# Excerpted data:
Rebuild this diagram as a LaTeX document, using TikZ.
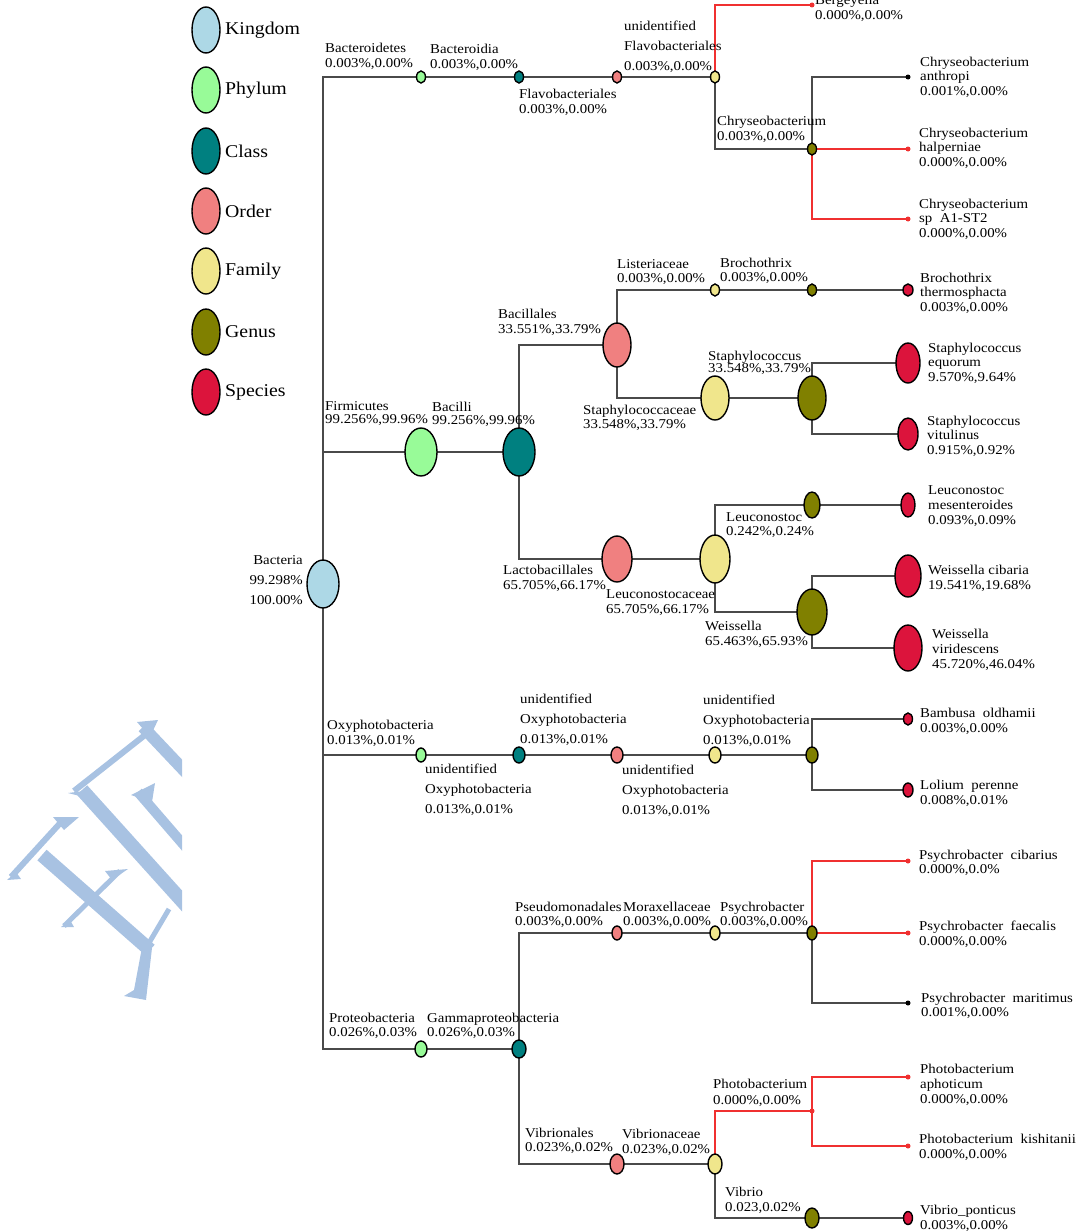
\documentclass[tikz,border=0pt]{standalone}
\usepackage{fontspec}
\setmainfont{Liberation Serif}[FakeStretch=1.1]
\usetikzlibrary{shapes.geometric}
\pgfdeclarelayer{bg}
\pgfsetlayers{bg,main}
\definecolor{ckingdom}{HTML}{ADD8E6}
\definecolor{cphylum}{HTML}{98FB98}
\definecolor{cclass}{HTML}{008080}
\definecolor{corder}{HTML}{F08080}
\definecolor{cfamily}{HTML}{F0E68C}
\definecolor{cgenus}{HTML}{808000}
\definecolor{cspecies}{HTML}{DC143C}
\definecolor{cline}{HTML}{4A4A4A}
\definecolor{cred}{HTML}{F03030}
\definecolor{cwm}{HTML}{A8C2E2}
\tikzset{
  rk/.style={ellipse, draw=black, line width=1.4pt, inner sep=0pt},
  sz/.style 2 args={minimum width=2*#1, minimum height=2*#2},
  kingdom/.style={rk, fill=ckingdom},
  phylum/.style={rk, fill=cphylum},
  class/.style={rk, fill=cclass},
  order/.style={rk, fill=corder},
  family/.style={rk, fill=cfamily},
  genus/.style={rk, fill=cgenus},
  species/.style={rk, fill=cspecies},
  rdot/.style={circle, fill=cred, inner sep=0pt, minimum size=5pt},
  kdot/.style={circle, fill=black, inner sep=0pt, minimum size=5pt},
  lab/.style={anchor=north west, inner sep=0pt, align=left, yshift=4.5pt, font=\fontsize{13.5}{#1}\selectfont},
  lab/.default=14.5,
  leg/.style={anchor=west, inner sep=0pt, font=\fontsize{18}{20}\selectfont},
  con/.style={draw=cline, line width=1.3pt},
  rcon/.style={draw=cred, line width=1.3pt},
  wm/.style={draw=cwm, line cap=butt},
}
\begin{document}
\begin{tikzpicture}[x=1pt,y=-1pt]
\useasboundingbox (0,0) rectangle (1076,1231);
% watermark
\begin{scope}
\clip (0,700) rectangle (182,1010);
\draw[wm, line width=12pt] (143,727) -- (195,782);
\fill[cwm] (137,722) -- (158,720) -- (150,737) -- cycle;
\draw[wm, line width=6pt] (145,735) -- (74,791);
\fill[cwm] (68,793) -- (92,790) -- (84,797) -- cycle;
\draw[wm, line width=14pt] (82,790) -- (192,912);
\draw[wm, line width=10pt] (138,792) -- (195,858);
\fill[cwm] (131,795) -- (155,783) -- (152,802) -- cycle;
\draw[wm, line width=6pt] (63,820) -- (11,877);
\fill[cwm] (53,817) -- (79,817) -- (64,830) -- cycle;
\fill[cwm] (7,880) -- (21,879) -- (16,872) -- cycle;
\draw[wm, line width=14pt] (42,855) -- (150,950);
\draw[wm, line width=5pt] (120,871) -- (64,926);
\fill[cwm] (105,871) -- (128,869) -- (112,880) -- cycle;
\fill[cwm] (61,927) -- (74,927) -- (70,920) -- cycle;
\fill[cwm] (143,942) -- (152,948) -- (146,1000) -- (124,996) -- (134,990) -- cycle;
\draw[wm, line width=5pt] (146,948) -- (169,909);
\end{scope}
% legend
\node[kingdom, sz={14}{23}] (lk) at (206,30) {};
\node[phylum, sz={14}{23}] (lp) at (206,90) {};
\node[class, sz={14}{23}] (lc) at (206,151) {};
\node[order, sz={14}{23}] (lo) at (206,211) {};
\node[family, sz={14}{23}] (lf) at (206,271) {};
\node[genus, sz={14}{23}] (lg) at (206,332) {};
\node[species, sz={14}{23}] (ls) at (206,392) {};
\node[leg] (tk) at (225,30) {Kingdom};
\node[leg] (tp) at (225,90) {Phylum};
\node[leg] (tc) at (225,151) {Class};
\node[leg] (to) at (225,211) {Order};
\node[leg] (tf) at (225,271) {Family};
\node[leg] (tg) at (225,332) {Genus};
\node[leg] (ts) at (225,392) {Species};
% root
\node[kingdom, sz={16}{24}] (bact) at (323,584) {};
\node[anchor=north east, inner sep=0pt, align=right, yshift=4.5pt, font=\fontsize{13.5}{20}\selectfont] (tbact) at (303,560) {Bacteria\\99.298\%\\100.00\%};
% Bacteroidetes branch
\node[phylum, sz={4.5}{6}] (bph) at (421,77) {};
\node[class, sz={4.5}{6}] (bcl) at (519,77) {};
\node[order, sz={4.5}{6}] (bor) at (617,77) {};
\node[family, sz={4.5}{6}] (bfa) at (715,77) {};
\node[rdot] (berg) at (812,5) {};
\node[genus, sz={4.5}{6}] (cgen) at (812,149) {};
\node[kdot] (canth) at (908,77) {};
\node[rdot] (chalp) at (908,149) {};
\node[rdot] (csp) at (908,219) {};
% Firmicutes branch
\node[phylum, sz={16}{24}] (fph) at (421,452) {};
\node[class, sz={16}{24}] (fcl) at (519,452) {};
\node[order, sz={14}{22}] (bacor) at (617,345) {};
\node[family, sz={4.5}{6}] (lisfa) at (715,290) {};
\node[genus, sz={4.5}{6}] (brogen) at (812,290) {};
\node[species, sz={5}{6}] (brosp) at (908,290) {};
\node[family, sz={14}{22}] (stafa) at (715,398) {};
\node[genus, sz={14}{22}] (stagen) at (812,398) {};
\node[species, sz={12}{20}] (staeq) at (908,363) {};
\node[species, sz={10}{16}] (stavi) at (908,434) {};
\node[order, sz={15}{23}] (lacor) at (617,559) {};
\node[family, sz={15}{24}] (leufa) at (715,559) {};
\node[genus, sz={8}{13}] (leugen) at (812,505) {};
\node[species, sz={7}{12}] (leusp) at (908,505) {};
\node[genus, sz={15}{23}] (weigen) at (812,612) {};
\node[species, sz={13}{21}] (weici) at (908,576) {};
\node[species, sz={14}{23}] (weivi) at (908,648) {};
% Oxyphotobacteria branch
\node[phylum, sz={5}{7}] (oph) at (421,755) {};
\node[class, sz={6}{8}] (ocl) at (519,755) {};
\node[order, sz={6}{8}] (oor) at (617,755) {};
\node[family, sz={6}{8}] (ofa) at (715,755) {};
\node[genus, sz={6}{8}] (ogen) at (812,755) {};
\node[species, sz={4.5}{6}] (bamb) at (908,719) {};
\node[species, sz={5}{7}] (lol) at (908,790) {};
% Proteobacteria branch
\node[phylum, sz={6}{8}] (pph) at (421,1049) {};
\node[class, sz={7}{9}] (pcl) at (519,1049) {};
\node[order, sz={5}{7}] (psor) at (617,933) {};
\node[family, sz={5}{7}] (psfa) at (715,933) {};
\node[genus, sz={5}{7}] (psgen) at (812,933) {};
\node[rdot] (pscib) at (908,861) {};
\node[rdot] (psfae) at (908,933) {};
\node[kdot] (psmar) at (908,1003) {};
\node[order, sz={7}{10}] (vor) at (617,1164) {};
\node[family, sz={7}{10}] (vfa) at (715,1164) {};
\node[rdot] (phdot) at (812,1111) {};
\node[rdot] (phaph) at (908,1077) {};
\node[rdot] (phkis) at (908,1146) {};
\node[genus, sz={7}{10}] (vgen) at (812,1218) {};
\node[species, sz={4.5}{6.5}] (vpon) at (908,1218) {};
% connectors
\begin{pgfonlayer}{bg}
\path[con] (bact.center) |- (bph.center) -- (bcl.center) -- (bor.center) -- (bfa.center);
\path[rcon] (bfa.center) |- (berg.center);
\path[con] (bfa.center) |- (cgen.center);
\path[con] (cgen.center) |- (canth.center);
\path[rcon] (cgen.center) -- (chalp.center);
\path[rcon] (cgen.center) |- (csp.center);
\path[con] (bact.center) |- (fph.center) -- (fcl.center);
\path[con] (fcl.center) |- (bacor.center);
\path[con] (fcl.center) |- (lacor.center);
\path[con] (bacor.center) |- (lisfa.center) -- (brogen.center) -- (brosp.center);
\path[con] (bacor.center) |- (stafa.center) -- (stagen.center);
\path[con] (stagen.center) |- (staeq.center);
\path[con] (stagen.center) |- (stavi.center);
\path[con] (lacor.center) -- (leufa.center);
\path[con] (leufa.center) |- (leugen.center) -- (leusp.center);
\path[con] (leufa.center) |- (weigen.center);
\path[con] (weigen.center) |- (weici.center);
\path[con] (weigen.center) |- (weivi.center);
\path[con] (bact.center) |- (oph.center) -- (ocl.center) -- (oor.center) -- (ofa.center) -- (ogen.center);
\path[con] (ogen.center) |- (bamb.center);
\path[con] (ogen.center) |- (lol.center);
\path[con] (bact.center) |- (pph.center) -- (pcl.center);
\path[con] (pcl.center) |- (psor.center) -- (psfa.center) -- (psgen.center);
\path[rcon] (psgen.center) |- (pscib.center);
\path[rcon] (psgen.center) -- (psfae.center);
\path[con] (psgen.center) |- (psmar.center);
\path[con] (pcl.center) |- (vor.center) -- (vfa.center);
\path[rcon] (vfa.center) |- (phdot.center);
\path[rcon] (phdot.center) |- (phaph.center);
\path[rcon] (phdot.center) |- (phkis.center);
\path[con] (vfa.center) |- (vgen.center) -- (vpon.center);
\end{pgfonlayer}
% labels
\node[lab=15] (t1) at (325,47) {Bacteroidetes\\0.003\%,0.00\%};
\node[lab=15] (t2) at (430,48) {Bacteroidia\\0.003\%,0.00\%};
\node[lab=15] (t3) at (519,93) {Flavobacteriales\\0.003\%,0.00\%};
\node[lab=20] (t4) at (624,25) {unidentified\\Flavobacteriales\\0.003\%,0.00\%};
\node[lab=15] (t5) at (815,-1) {Bergeyella\\0.000\%,0.00\%};
\node[lab=15] (t6) at (717,120) {Chryseobacterium\\0.003\%,0.00\%};
\node[lab] (t7) at (920,61) {Chryseobacterium\\anthropi\\0.001\%,0.00\%};
\node[lab] (t8) at (919,132) {Chryseobacterium\\halperniae\\0.000\%,0.00\%};
\node[lab] (t9) at (919,203) {Chryseobacterium\\sp\ \ A1-ST2\\0.000\%,0.00\%};
\node[lab=13] (t10) at (325,406) {Firmicutes\\99.256\%,99.96\%};
\node[lab=13] (t11) at (432,406) {Bacilli\\99.256\%,99.96\%};
\node[lab=15] (t12) at (498,313) {Bacillales\\33.551\%,33.79\%};
\node[lab=14] (t13) at (617,264) {Listeriaceae\\0.003\%,0.00\%};
\node[lab=14] (t14) at (720,262) {Brochothrix\\0.003\%,0.00\%};
\node[lab] (t15) at (920,277) {Brochothrix\\thermosphacta\\0.003\%,0.00\%};
\node[lab] (t16) at (583,409) {Staphylococcaceae\\33.548\%,33.79\%};
\node[lab=12] (t17) at (708,355) {Staphylococcus\\33.548\%,33.79\%};
\node[lab] (t18) at (928,347) {Staphylococcus\\equorum\\9.570\%,9.64\%};
\node[lab] (t19) at (927,420) {Staphylococcus\\vitulinus\\0.915\%,0.92\%};
\node[lab=15] (t20) at (503,569) {Lactobacillales\\65.705\%,66.17\%};
\node[lab] (t21) at (606,594) {Leuconostocaceae\\65.705\%,66.17\%};
\node[lab=14] (t22) at (726,517) {Leuconostoc\\0.242\%,0.24\%};
\node[lab=15] (t23) at (928,490) {Leuconostoc\\mesenteroides\\0.093\%,0.09\%};
\node[lab=15] (t24) at (705,625) {Weissella\\65.463\%,65.93\%};
\node[lab=15] (t25) at (928,569) {Weissella cibaria\\19.541\%,19.68\%};
\node[lab=15] (t26) at (932,633) {Weissella\\viridescens\\45.720\%,46.04\%};
\node[lab=15] (t27) at (327,724) {Oxyphotobacteria\\0.013\%,0.01\%};
\node[lab=20] (t28) at (425,768) {unidentified\\Oxyphotobacteria\\0.013\%,0.01\%};
\node[lab=20] (t29) at (520,698) {unidentified\\Oxyphotobacteria\\0.013\%,0.01\%};
\node[lab=20] (t30) at (622,769) {unidentified\\Oxyphotobacteria\\0.013\%,0.01\%};
\node[lab=20] (t31) at (703,699) {unidentified\\Oxyphotobacteria\\0.013\%,0.01\%};
\node[lab=15] (t32) at (920,712) {Bambusa\ \ oldhamii\\0.003\%,0.00\%};
\node[lab=15] (t33) at (920,784) {Lolium\ \ perenne\\0.008\%,0.01\%};
\node[lab=14] (t34) at (329,1017) {Proteobacteria\\0.026\%,0.03\%};
\node[lab=14] (t35) at (427,1017) {Gammaproteobacteria\\0.026\%,0.03\%};
\node[lab=14] (t36) at (515,906) {Pseudomonadales\\0.003\%,0.00\%};
\node[lab=14] (t37) at (623,906) {Moraxellaceae\\0.003\%,0.00\%};
\node[lab=14] (t38) at (720,906) {Psychrobacter\\0.003\%,0.00\%};
\node[lab=14] (t39) at (919,854) {Psychrobacter\ \ cibarius\\0.000\%,0.0\%};
\node[lab=15] (t40) at (919,925) {Psychrobacter\ \ faecalis\\0.000\%,0.00\%};
\node[lab=14] (t41) at (921,997) {Psychrobacter\ \ maritimus\\0.001\%,0.00\%};
\node[lab=14] (t42) at (525,1132) {Vibrionales\\0.023\%,0.02\%};
\node[lab=15] (t43) at (622,1133) {Vibrionaceae\\0.023\%,0.02\%};
\node[lab=16] (t44) at (713,1083) {Photobacterium\\0.000\%,0.00\%};
\node[lab=15] (t45) at (920,1068) {Photobacterium\\aphoticum\\0.000\%,0.00\%};
\node[lab=15] (t46) at (919,1138) {Photobacterium\ \ kishitanii\\0.000\%,0.00\%};
\node[lab=15] (t47) at (725,1191) {Vibrio\\0.023,0.02\%};
\node[lab=15] (t48) at (920,1209) {Vibrio\_ponticus\\0.003\%,0.00\%};
\end{tikzpicture}
\end{document}
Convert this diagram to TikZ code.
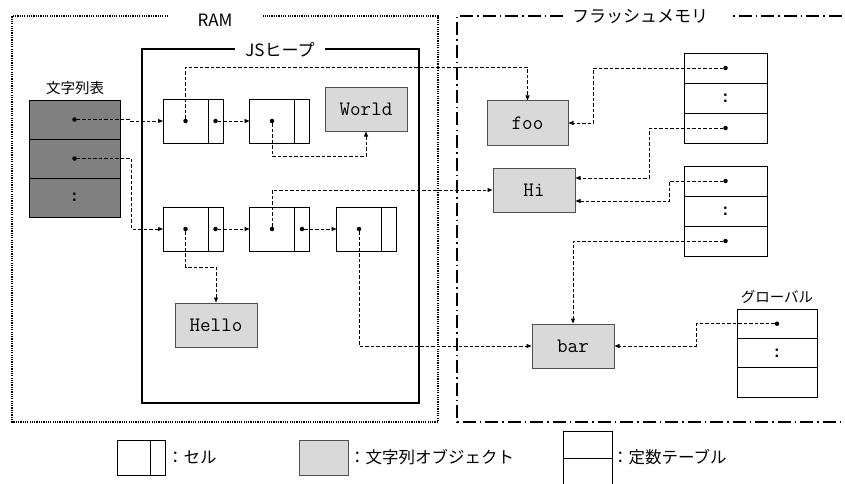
\documentclass[tikz,border=0pt]{standalone}
\usepackage{fontspec}
\setmainfont{Noto Sans CJK JP}
\newfontfamily\colonfont{Liberation Mono}
\usetikzlibrary{arrows.meta,positioning}
\definecolor{strG}{RGB}{217,217,217}
\definecolor{tblG}{RGB}{128,128,128}
\definecolor{edgeG}{RGB}{80,80,80}

\tikzset{
  cellL/.style={draw=black,line width=0.9pt,minimum width=45,minimum height=44,inner sep=0,outer sep=0},
  cellR/.style={cellL,minimum width=15},
  strobj/.style={draw=edgeG,fill=strG,line width=1pt,minimum width=82,minimum height=44,inner sep=0,
    font=\ttfamily\fontsize{20.5}{20.5}\selectfont},
  crow/.style={draw=black,line width=0.9pt,minimum width=83,minimum height=30,inner sep=0,outer sep=0,
    font=\colonfont\bfseries\fontsize{16}{16}\selectfont},
  strow/.style={crow,fill=tblG,minimum width=91,minimum height=39},
  ptrdot/.style={circle,fill=black,inner sep=0,minimum size=4.5},
  ptr/.style={-{Triangle[length=5pt,width=4pt]},dash pattern=on 3.5pt off 2pt,line width=0.9pt},
  lbl/.style={inner sep=0,font=\fontsize{17}{17}\selectfont},
  smlbl/.style={inner sep=0,font=\fontsize{14.5}{14.5}\selectfont},
  lgd/.style={inner sep=0,anchor=west,font=\fontsize{16.5}{16.5}\selectfont},
}

\begin{document}
\begin{tikzpicture}[x=1pt,y=-1pt]
\useasboundingbox (0,0) rectangle (845,484);
% memory regions
\draw[line width=1.5pt,dash pattern=on 1.2pt off 1.1pt] (168,16) -- (12,16) -- (12,422) -- (438,422) -- (438,16) -- (263,16);
\node[lbl] (ramlbl) at (215,20) {RAM};
\draw[line width=2pt] (142,49) rectangle (419,403);
\node[lbl,fill=white,inner xsep=10pt,inner ysep=2pt] (heaplbl) at (280,50) {JSヒープ};
\draw[line width=2pt,dash pattern=on 13pt off 4pt on 1.5pt off 4pt] (563,16) -- (457,16) -- (457,422) -- (845,422);
\draw[line width=2pt,dash pattern=on 1.5pt off 4pt on 13pt off 4pt] (733,16) -- (845,16);
\node[lbl] (flashlbl) at (640,17) {フラッシュメモリ};

% string table
\node[smlbl] (strtbllbl) at (75,88) {文字列表};
\node[strow] (s1) at (74.5,119.5) {};
\node[strow,below=0pt of s1] (s2) {};
\node[strow,below=0pt of s2] (s3) {:};

% cells
\node[cellL] (a1) at (185.5,121) {};  \node[cellR,right=0pt of a1] (a1p) {};
\node[cellL] (a2) at (272,121) {};    \node[cellR,right=0pt of a2] (a2p) {};
\node[cellL] (b1) at (185.5,229) {};  \node[cellR,right=0pt of b1] (b1p) {};
\node[cellL] (b2) at (272,229) {};    \node[cellR,right=0pt of b2] (b2p) {};
\node[cellL] (b3) at (359,229) {};    \node[cellR,right=0pt of b3] (b3p) {};

% string objects
\node[strobj,minimum height=43] (world) at (366,109.5) {World};
\node[strobj] (hello) at (216,325) {Hello};
\node[strobj,minimum width=81] (foo) at (527.5,123) {foo};
\node[strobj] (hi) at (534,190) {Hi};
\node[strobj] (bar) at (573,346) {bar};

% constant tables
\node[crow] (t1a) at (725.5,68) {};
\node[crow,below=0pt of t1a] (t1b) {:};
\node[crow,below=0pt of t1b] (t1c) {};
\node[crow] (t2a) at (725.5,181) {};
\node[crow,below=0pt of t2a] (t2b) {:};
\node[crow,below=0pt of t2b] (t2c) {};
\node[smlbl] (globlbl) at (777,297) {グローバル};
\node[crow,minimum width=80,minimum height=29.3] (g1) at (777,323.7) {};
\node[crow,minimum width=80,minimum height=29.3,below=0pt of g1] (g2) {:};
\node[crow,minimum width=80,minimum height=29.3,below=0pt of g2] (g3) {};

% pointer dots
\node[ptrdot] (s1d) at (s1) {};   \node[ptrdot] (s2d) at (s2) {};
\node[ptrdot] (a1d) at (a1) {};   \node[ptrdot] (a1pd) at (a1p) {};
\node[ptrdot] (a2d) at (a2) {};
\node[ptrdot] (b1d) at (b1) {};   \node[ptrdot] (b1pd) at (b1p) {};
\node[ptrdot] (b2d) at (b2) {};   \node[ptrdot] (b2pd) at (b2p) {};
\node[ptrdot] (b3d) at (b3) {};
\node[ptrdot] (t1ad) at (t1a) {}; \node[ptrdot] (t1cd) at (t1c) {};
\node[ptrdot] (t2ad) at (t2a) {}; \node[ptrdot] (t2cd) at (t2c) {};
\node[ptrdot] (g1d) at (g1) {};

% pointers
\draw[ptr] (s1d) -- ++(56,0) |- (a1.west);
\draw[ptr] (s2d) -- ++(57,0) |- (b1.west);
\draw[ptr] (a1d) -- ++(0,-54) -| (foo.north);
\draw[ptr] (a1pd) -- (a2.west);
\draw[ptr] (a2d) -- ++(0,35) -| (world.south);
\draw[ptr] (b1d) -- ++(0,38) -| (hello.north);
\draw[ptr] (b1pd) -- (b2.west);
\draw[ptr] (b2d) |- (hi.west);
\draw[ptr] (b2pd) -- (b3.west);
\draw[ptr] (b3d) |- (bar.west);
\draw[ptr] (t1ad) -- ++(-132,0) |- (foo.east);
\draw[ptr] (t1cd) -- ++(-76,0) |- ([yshift=12pt]hi.east);
\draw[ptr] (t2ad) -- ++(-56,0) |- ([yshift=-11pt]hi.east);
\draw[ptr] (t2cd) -| (bar.north);
\draw[ptr] (g1d) -- ++(-81,0) |- (bar.east);

% legend
\node[cellL,minimum width=33,minimum height=35] (lgcell) at (133.5,457.5) {};
\node[cellR,minimum height=35,right=0pt of lgcell] (lgcellp) {};
\node[lgd] (lgcelltxt) at (167,457) {：セル};
\node[strobj,minimum width=49,minimum height=35] (lgstr) at (323.5,457.5) {};
\node[lgd] (lgstrtxt) at (349,457) {：文字列オブジェクト};
\node[crow,minimum width=49,minimum height=27] (lgtbla) at (587.5,444.5) {};
\node[crow,minimum width=49,minimum height=30,below=0pt of lgtbla] (lgtblb) {};
\node[lgd] (lgtbltxt) at (612,457) {：定数テーブル};
\end{tikzpicture}
\end{document}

# Short task:
In the entries above, find each line with the word "this" and copy it.

# Result:
Rebuild this diagram as a LaTeX document, using TikZ.
Convert this diagram to TikZ code.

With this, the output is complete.